# How do I find the value of n in the following equation [duplicate]

This is from the controversial GCSE question in the UKs recent exams. The orginal question is thus:

There are $n$ sweets in a bag. $6$ of the sweets are orange, the rest are yellow.

Hannah takes at random a sweet from the bag and eats it. She then takes another sweet at random from the bag and eats it.

The probability that hannah eats two orange sweets is 1/3

a) show that $n^2 - n - 90 = 0$

This in itself isn't too difficult:

$$\frac{6}{n}\frac{5}{n-1} = \frac{30}{n^2 - n} = \frac{1}{3} \Rightarrow \frac{90}{n^2 -n} = 1$$ so that $$n^2 - n -90 = 0$$ But, what I'm trying to figure out is the value of n, the only way to do this I have thought of is trial and error, quickly finding the answer to be 10. Is there a different option here?

• Factorise the equation to give $(n-10)(n+9)=0$, resulting in $n=10$ as $n$ is positive. – hypergeometric Jun 9 '15 at 15:06
• What about the question is controversial? – Daniel Fischer Jun 9 '15 at 15:07
• If you assume what you are asked to show you can use the quadratic formula to find the roots of the equation or factorise as suggested in the comment above then test the conditions to check it works. – Warren Hill Jun 9 '15 at 15:08
• – MattAllegro Jun 9 '15 at 19:28
• @DanielFischer It was a GCSE level question, there was no explanation based on the facts.
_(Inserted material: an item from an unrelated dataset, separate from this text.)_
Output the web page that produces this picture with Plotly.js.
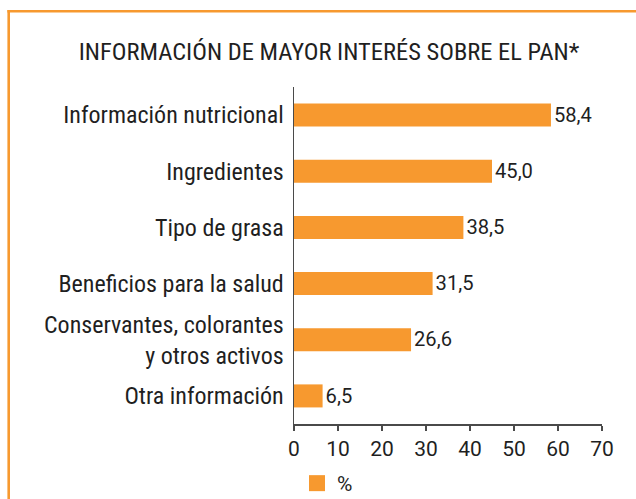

It is somewhat advanced and was a bit here are some random facts, a b and c, and here's a question Z. Here is the news article: bbc.co.uk/news/education-33017299 – MrDobilina Jun 10 '15 at 9:37

You could factor $-90$. You need $a,b$ such that $ab = -90$ and $a+b = -1$. There aren't that many factors, so you can quickly find $a,b = -10,9$, so that $n^2 - n - 90 = (n-10)(n+9)$, which gets you to the solutions $n = 10, -9$, the second of which is obviously invalid.

Alternatively, if you don't notice the factoring, there's always the good old standby: the quadratic formula (assuming you know your squares!)

$$\begin{split} n &= \frac{-b \pm \sqrt{b^2 - 4ac}}{2a} \\ &= \frac{1 \pm \sqrt{361}}{2} \\ &= \frac{1 \pm 19}{2} \\ &= 10, -9 \end{split}$$

• I do like this, had forgotten about the quadratic formula, been a while! – MrDobilina Jun 9 '15 at 15:18

I suppose use of quadratic formula can help(http://en.wikipedia.org/wiki/Quadratic_formula). Just substitute coefficients to expression $x=(-b-sqrt(b^2-4ac))/2a, y=(-b+sqrt(b^2-4ac))/2a$ where $a=1, b=-1, c=-90.$ Obviously, only positive solution makes sense, so you see n=10.

Ok write the quadratic expression as $$n^2-10n+9n-90=0$$ then factorise it to get $(n+9)(n-10)=0$.

$n$ can't be negative so the answer is only $10$.